▶ **YOUR INSTRUCTIONS**: Take the lines from the beginning of the material through the line containing "(root.east |- rb) -- (rb);" and retype them exactly, leaving the pictures out.

[BEGIN INFORMATION SUPPLIED]

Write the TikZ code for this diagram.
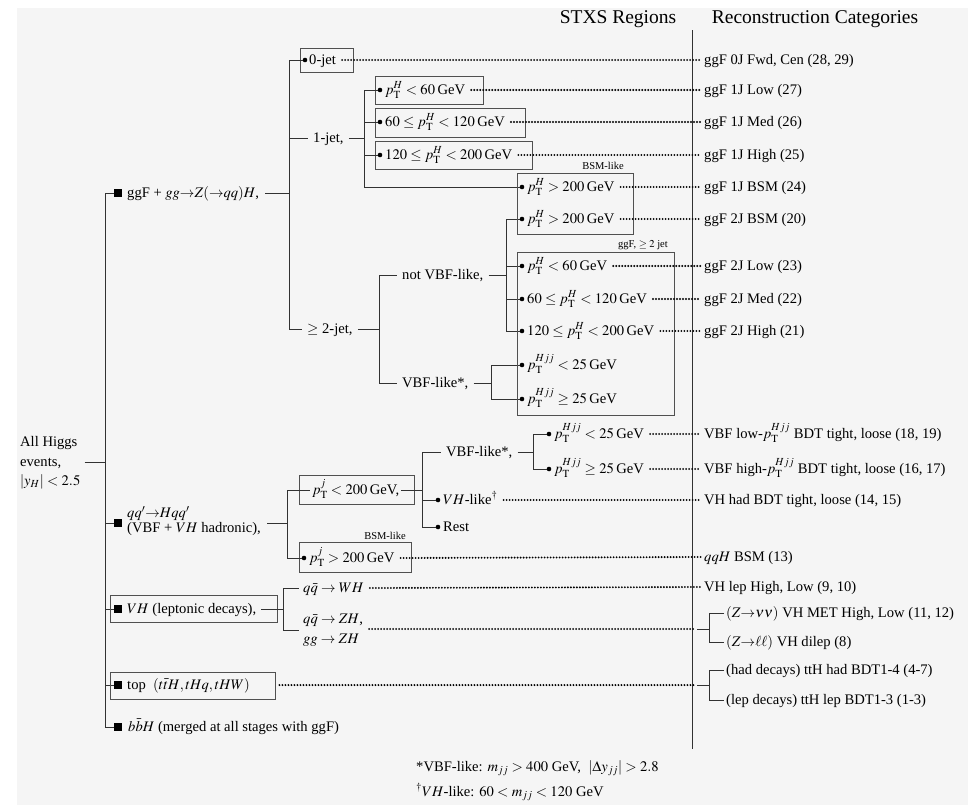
\documentclass[tikz,border=0pt]{standalone}
\usepackage{mathptmx}
\usepackage{fontspec}
\setmainfont{Liberation Serif}
\usetikzlibrary{fit}
\definecolor{bgc}{RGB}{245,245,245}
\definecolor{lnc}{RGB}{50,50,50}
\definecolor{bxc}{RGB}{80,80,80}
\tikzset{
  base/.style={font=\fontsize{14.6}{19}\selectfont, inner sep=2pt},
  txt/.style={base, anchor=west, text height=11pt, text depth=3pt},
  mtxt/.style={base, anchor=west, align=left},
  small/.style={font=\fontsize{10.5}{12}\selectfont, inner sep=0pt},
  ttl/.style={font=\fontsize{19.5}{23}\selectfont, inner sep=0pt},
  sqm/.style={fill=black, minimum size=7.5pt, inner sep=0pt},
  dotm/.style={circle, fill=black, minimum size=4.6pt, inner sep=0pt},
  conn/.style={draw=lnc, line width=0.9pt},
  dots/.style={draw=black, line width=2.1pt, line cap=round, dash pattern=on 0pt off 3pt, shorten <=4pt, shorten >=1pt},
  boxn/.style={draw=bxc, line width=0.9pt, inner sep=0pt},
}
\begin{document}
\begin{tikzpicture}[x=1pt,y=-1pt]
\useasboundingbox (0,0) rectangle (970,807);
\fill[bgc] (17,8) rectangle (968,805);

% titles
\node[ttl] (tSTXS) at (618,19) {STXS Regions};
\node[ttl] (tRC) at (815,19) {Reconstruction Categories};
\coordinate (sepT) at (692,30);
\coordinate (sepB) at (692,749);
\draw[conn] (sepT) -- (sepB);

% root
\node[mtxt, font=\fontsize{14.6}{19.5}\selectfont] (root) at (18,463) {All Higgs\\events,\\$|y_H| < 2.5$};
\coordinate (rb) at (105,462);
\draw[conn, shorten <=2pt] (root.east |- rb) -- (rb);

% level-1 squares and texts
\node[sqm] (s1) at (118,193) {};
\node[sqm] (s2) at (118,523) {};
\node[sqm] (s3) at (118,609) {};
\node[sqm] (s4) at (118,685) {};
\node[sqm] (s5) at (118,727) {};
\draw[conn] (s1.west -| rb) -- (s5.west -| rb);
\foreach \s in {s1,s2,s3,s4,s5} \draw[conn] (\s.west -| rb) -- (\s.west);

\node[txt] (l1) at (125,193) {ggF + $gg{\to}Z({\to}qq)H$,};
\node[mtxt, font=\fontsize{14.6}{15.5}\selectfont] (l2) at (125,521) {$qq'{\to}Hqq'$\\(VBF + $VH$ hadronic),};
\node[txt] (l3) at (125,609) {$VH$ (leptonic decays),};
\node[boxn, fit={(110,595)(277,622)}] (bx3) {};
\node[txt] (l4) at (125,685) {top\ \ $(t\bar{t}H, tHq, tHW)$};
\node[boxn, fit={(110,672)(275,699)}] (bx4) {};
\node[txt] (l5) at (126,727) {$b\bar{b}H$ (merged at all stages with ggF)};

% ggF subtree
\coordinate (gb) at (289,193);
\draw[conn, shorten <=4pt] (l1.east) -- (gb);
\node[dotm] (d0) at (305,60) {};
\node[txt] (n0) at (307,60) {0-jet};
\node[boxn, fit={(300,48)(353,72)}] (b0) {};
\node[txt] (j1) at (311,138) {1-jet,};
\node[txt] (j2) at (305,329) {$\geq$ 2-jet,};
\draw[conn] (d0 -| gb) -- (j2.west -| gb);
\draw[conn] (d0 -| gb) -- (d0);
\draw[conn, shorten >=3pt] (j1.west -| gb) -- (j1.west);
\draw[conn, shorten >=3pt] (j2.west -| gb) -- (j2.west);

% 1-jet
\coordinate (j1b) at (364,138);
\draw[conn, shorten <=3pt] (j1.east) -- (j1b);
\node[dotm] (d11) at (380,90) {};
\node[txt] (t11) at (383,90) {$p_{\mathrm{T}}^{H} < 60$\,GeV};
\node[boxn, fit={(375,76)(483,104)}] (b11) {};
\node[dotm] (d12) at (380,122) {};
\node[txt] (t12) at (383,122) {$60 \leq p_{\mathrm{T}}^{H} < 120$\,GeV};
\node[boxn, fit={(375,108)(525,137)}] (b12) {};
\node[dotm] (d13) at (380,155) {};
\node[txt] (t13) at (383,155) {$120 \leq p_{\mathrm{T}}^{H} < 200$\,GeV};
\node[boxn, fit={(375,141)(532,169)}] (b13) {};
\node[dotm] (d14) at (522,187) {};
\node[txt] (t14) at (525,187) {$p_{\mathrm{T}}^{H} > 200$\,GeV};
\draw[conn] (d11 -| j1b) -- (d14 -| j1b);
\foreach \d in {d11,d12,d13,d14} \draw[conn] (\d -| j1b) -- (\d);

% >=2-jet
\coordinate (j2b) at (379,329);
\draw[conn, shorten <=3pt] (j2.east) -- (j2b);
\node[txt] (nv) at (400,275) {not VBF-like,};
\node[txt] (vb) at (400,383) {VBF-like*,};
\draw[conn] (nv.west -| j2b) -- (vb.west -| j2b);
\draw[conn, shorten >=3pt] (nv.west -| j2b) -- (nv.west);
\draw[conn, shorten >=3pt] (vb.west -| j2b) -- (vb.west);
\coordinate (nvb) at (506,275);
\draw[conn, shorten <=3pt] (nv.east) -- (nvb);
\node[dotm] (d21) at (522,219) {};
\node[txt] (t21) at (525,219) {$p_{\mathrm{T}}^{H} > 200$\,GeV};
\node[dotm] (d22) at (522,266) {};
\node[txt] (t22) at (525,266) {$p_{\mathrm{T}}^{H} < 60$\,GeV};
\node[dotm] (d23) at (522,299) {};
\node[txt] (t23) at (525,299) {$60 \leq p_{\mathrm{T}}^{H} < 120$\,GeV};
\node[dotm] (d24) at (522,331) {};
\node[txt] (t24) at (525,331) {$120 \leq p_{\mathrm{T}}^{H} < 200$\,GeV};
\draw[conn] (d21 -| nvb) -- (d24 -| nvb);
\foreach \d in {d21,d22,d23,d24} \draw[conn] (\d -| nvb) -- (\d);
\coordinate (vbb) at (491,383);
\draw[conn, shorten <=3pt] (vb.east) -- (vbb);
\node[dotm] (d25) at (522,365) {};
\node[txt] (t25) at (525,365) {$p_{\mathrm{T}}^{Hjj} < 25$\,GeV};
\node[dotm] (d26) at (522,399) {};
\node[txt] (t26) at (525,399) {$p_{\mathrm{T}}^{Hjj} \geq 25$\,GeV};
\draw[conn] (d25 -| vbb) -- (d26 -| vbb);
\foreach \d in {d25,d26} \draw[conn] (\d -| vbb) -- (\d);

\node[boxn, fit={(517,173)(633,234)}] (bbsm) {};
\node[small] (lbsm) at (603,166) {BSM-like};
\node[boxn, fit={(517,252)(674,415)}] (bggf) {};
\node[small] (lggf) at (643,245) {ggF, $\geq 2$ jet};

% VBF + VH hadronic
\coordinate (l2b) at (287,523);
\draw[conn, shorten <=4pt] (l2.east |- l2b) -- (l2b);
\node[txt] (p1) at (310,490) {$p_{\mathrm{T}}^{j} < 200$\,GeV,};
\node[boxn, fit={(299,475)(414,504)}] (bp1) {};
\node[dotm] (d35) at (304,558) {};
\node[txt] (t35) at (307,558) {$p_{\mathrm{T}}^{j} > 200$\,GeV};
\node[boxn, fit={(299,542)(411,572)}] (bp2) {};
\node[small] (lbsm2) at (385,536) {BSM-like};
\draw[conn] (p1.west -| l2b) -- (d35 -| l2b);
\draw[conn] (p1.west -| l2b) -- (p1.west);
\draw[conn] (d35 -| l2b) -- (d35);
\coordinate (p1b) at (422,490);
\draw[conn] (p1.east) -- (p1b);
\node[txt] (v2) at (444,452) {VBF-like*,};
\node[dotm] (d33) at (438,500) {};
\node[txt] (t33) at (441,500) {$VH$-like$^{\dagger}$};
\node[dotm] (d34) at (438,527) {};
\node[txt] (t34) at (441,527) {Rest};
\draw[conn] (v2.west -| p1b) -- (d34 -| p1b);
\draw[conn, shorten >=3pt] (v2.west -| p1b) -- (v2.west);
\draw[conn] (d33 -| p1b) -- (d33);
\draw[conn] (d34 -| p1b) -- (d34);
\coordinate (v2b) at (533,452);
\draw[conn, shorten <=3pt] (v2.east) -- (v2b);
\node[dotm] (d31) at (549,434) {};
\node[txt] (t31) at (552,434) {$p_{\mathrm{T}}^{Hjj} < 25$\,GeV};
\node[dotm] (d32) at (549,469) {};
\node[txt] (t32) at (552,469) {$p_{\mathrm{T}}^{Hjj} \geq 25$\,GeV};
\draw[conn] (d31 -| v2b) -- (d32 -| v2b);
\foreach \d in {d31,d32} \draw[conn] (\d -| v2b) -- (\d);

% VH leptonic
\coordinate (l3b) at (283,609);
\draw[conn, shorten <=3pt] (l3.east) -- (l3b);
\node[txt] (w1) at (301,588) {$q\bar{q} \to WH$};
\node[mtxt, font=\fontsize{14.6}{20}\selectfont] (z1) at (301,630) {$q\bar{q} \to ZH$,\\$gg \to ZH$};
\draw[conn] (w1.west -| l3b) -- (z1.west -| l3b);
\draw[conn, shorten >=2pt] (w1.west -| l3b) -- (w1.west);
\draw[conn, shorten >=2pt] (z1.west -| l3b) -- (z1.west);

% categories
\node[txt] (c0) at (702,60) {ggF 0J Fwd, Cen (28, 29)};
\node[txt] (c11) at (702,90) {ggF 1J Low (27)};
\node[txt] (c12) at (702,122) {ggF 1J Med (26)};
\node[txt] (c13) at (702,155) {ggF 1J High (25)};
\node[txt] (c14) at (702,187) {ggF 1J BSM (24)};
\node[txt] (c21) at (702,219) {ggF 2J BSM (20)};
\node[txt] (c22) at (702,266) {ggF 2J Low (23)};
\node[txt] (c23) at (702,299) {ggF 2J Med (22)};
\node[txt] (c24) at (702,331) {ggF 2J High (21)};
\node[txt] (c31) at (702,434) {VBF low-$p_{\mathrm{T}}^{Hjj}$ BDT tight, loose (18, 19)};
\node[txt] (c32) at (702,469) {VBF high-$p_{\mathrm{T}}^{Hjj}$ BDT tight, loose (16, 17)};
\node[txt] (c33) at (702,500) {VH had BDT tight, loose (14, 15)};
\node[txt] (c35) at (702,557) {$qqH$ BSM (13)};
\node[txt] (cw) at (702,587) {VH lep High, Low (9, 10)};
\node[txt] (cz1) at (724,613) {$(Z{\to}\nu\nu)$ VH MET High, Low (11, 12)};
\node[txt] (cz2) at (724,642) {$(Z{\to}\ell\ell)$ VH dilep (8)};
\node[txt] (ct1) at (724,670) {(had decays) ttH had BDT1-4 (4-7)};
\node[txt] (ct2) at (724,700) {(lep decays) ttH lep BDT1-3 (1-3)};

% dotted links
\draw[dots] (n0.east) -- (c0.west);
\draw[dots] (t11.east) -- (c11.west);
\draw[dots] (t12.east) -- (c12.west);
\draw[dots] (t13.east) -- (c13.west);
\draw[dots] (t14.east) -- (c14.west);
\draw[dots] (t21.east) -- (c21.west);
\draw[dots] (t22.east) -- (c22.west);
\draw[dots] (t23.east) -- (c23.west);
\draw[dots] (t24.east) -- (c24.west);
\draw[dots] (t31.east) -- (c31.west);
\draw[dots] (t32.east) -- (c32.west);
\draw[dots] (t33.east) -- (c33.west);
\draw[dots] (t35.east) -- (c35.west);
\draw[dots] (w1.east) -- (cw.west);

\coordinate (zj) at (697,629);
\coordinate (zb) at (709,629);
\draw[dots] (z1.east |- zj) -- (zj);
\draw[conn] (zj) -- (zb);
\draw[conn] (cz1.west) -- (cz1.west -| zb) -- (cz2.west -| zb) -- (cz2.west);

\coordinate (tj) at (697,685);
\coordinate (tb) at (709,685);
\draw[dots] (bx4.east |- tj) -- (tj);
\draw[conn] (tj) -- (tb);
\draw[conn] (ct1.west) -- (ct1.west -| tb) -- (ct2.west -| tb) -- (ct2.west);

% footnotes
\node[txt] (fn1) at (414,767) {*VBF-like: $m_{jj} > 400$ GeV,\ \ $|\Delta y_{jj}| > 2.8$};
\node[txt] (fn2) at (414,792) {$^{\dagger}VH$-like: $60 < m_{jj} < 120$ GeV};
\end{tikzpicture}
\end{document}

[END INFORMATION SUPPLIED]

▶ **COMPLETED EXERCISE**:
Write the TikZ code for this diagram.
\documentclass[tikz,border=0pt]{standalone}
\usepackage{mathptmx}
\usepackage{fontspec}
\setmainfont{Liberation Serif}
\usetikzlibrary{fit}
\definecolor{bgc}{RGB}{245,245,245}
\definecolor{lnc}{RGB}{50,50,50}
\definecolor{bxc}{RGB}{80,80,80}
\tikzset{
  base/.style={font=\fontsize{14.6}{19}\selectfont, inner sep=2pt},
  txt/.style={base, anchor=west, text height=11pt, text depth=3pt},
  mtxt/.style={base, anchor=west, align=left},
  small/.style={font=\fontsize{10.5}{12}\selectfont, inner sep=0pt},
  ttl/.style={font=\fontsize{19.5}{23}\selectfont, inner sep=0pt},
  sqm/.style={fill=black, minimum size=7.5pt, inner sep=0pt},
  dotm/.style={circle, fill=black, minimum size=4.6pt, inner sep=0pt},
  conn/.style={draw=lnc, line width=0.9pt},
  dots/.style={draw=black, line width=2.1pt, line cap=round, dash pattern=on 0pt off 3pt, shorten <=4pt, shorten >=1pt},
  boxn/.style={draw=bxc, line width=0.9pt, inner sep=0pt},
}
\begin{document}
\begin{tikzpicture}[x=1pt,y=-1pt]
\useasboundingbox (0,0) rectangle (970,807);
\fill[bgc] (17,8) rectangle (968,805);

% titles
\node[ttl] (tSTXS) at (618,19) {STXS Regions};
\node[ttl] (tRC) at (815,19) {Reconstruction Categories};
\coordinate (sepT) at (692,30);
\coordinate (sepB) at (692,749);
\draw[conn] (sepT) -- (sepB);

% root
\node[mtxt, font=\fontsize{14.6}{19.5}\selectfont] (root) at (18,463) {All Higgs\\events,\\$|y_H| < 2.5$};
\coordinate (rb) at (105,462);
\draw[conn, shorten <=2pt] (root.east |- rb) -- (rb);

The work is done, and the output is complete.